"Leaning into the Wind": Die Natur als Kunstobjekt

14.12.2017, 09:00 Uhr

© Piffl

Die beiden – Künstler und Dokumentarist – hatten anfangs Bedenken, die weltweite Fangemeinde ihres ersten Hits "Rivers and Tides" mit einem zweiten Anlauf zu riskieren. Doch Goldsworthys Kunstobjekt ist die Natur, das sich permanent Verändernde schlechthin, was gab es da also zu befürchten. Weiser ist er allerdings nach eigenem Bekunden nicht geworden, der Mann, der sehr pittoresk durch Hecken klettert, um einen anderen Blick auf die Welt zu bekommen. Die Begründung seiner Kunstunternehmungen bereite ihm zunehmend Schwierigkeiten, ganz anders als damals, als er als junger Absolvent der Kunsthochschule von Lancashire seine Arbeiten in Angriff nahm.

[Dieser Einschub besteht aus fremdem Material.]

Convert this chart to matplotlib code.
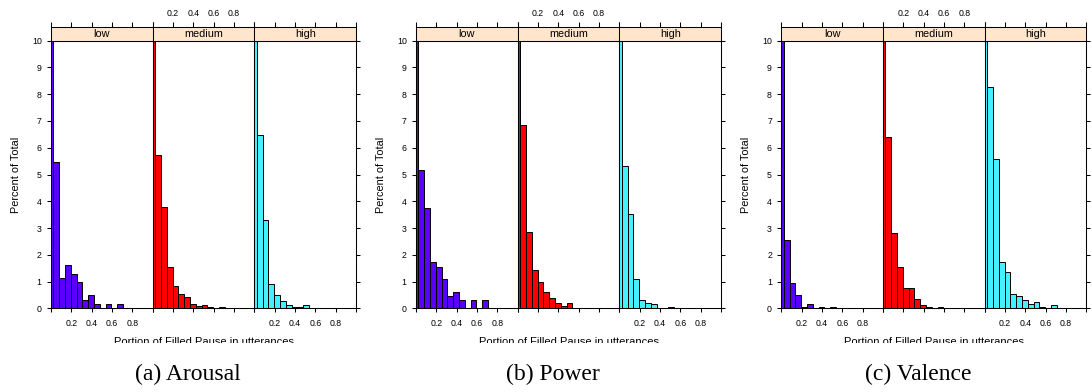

Man kann es ihm nachfühlen. Die Erklärung von Land-Art, die sich für Goldsworthy längst auch auf die Stadt-Landschaft erstreckt, bekommt oft einen esoterischen Unterton. Geht es doch um Dinge in der Natur, die einen so direkt berühren, dass man versucht ist, auf sie aufmerksam zu machen, sie zu verändern oder nachzuahmen. Man muss Goldsworthys Naturkunststücke gesehen haben, um zu begreifen, was er geduldig und in sympathischer Hilflosigkeit beschreibt. Was die "Hilfskünste" Film und Foto unverzichtbar macht, obwohl sie erstaunlicherweise genau wie der finanzielle Aspekt von Goldworthys Arbeiten nicht thematisiert werden.

Der begeisterte Naturfex und Selbsthandanleger beginnt mit dem Gelb nasser Ulmenblätter, die Bruchstellen im Holz oder in Treppen nachzeichnen. Dazwischen legt er sich immer mal wieder aufs Pflaster, um bei Regen die eigenen Umrisse für Sekunden festzuhalten. Oder er baut in St. Louis Steinbogen-Labyrinthe, Baumstamm-Iglus in Frankreich, Felsbrockenbehausungen, die ungeheuer aufwendig und kostspielig sind. Sie berühren auf dieselbe zarte Weise, wie der tatsächlich selbst gespuckte Blütenregen, die vom Künstler selbst geschüttelte Blütenstaubwolke oder seine selbst vorgeführte Illustration eines geglückten Lebens als die eines Menschen, der im Gegenwind an einer Hügelkante nahezu waagrecht steht. Unbedingt ansehen! (Schottland/Deutschland/93 Min.)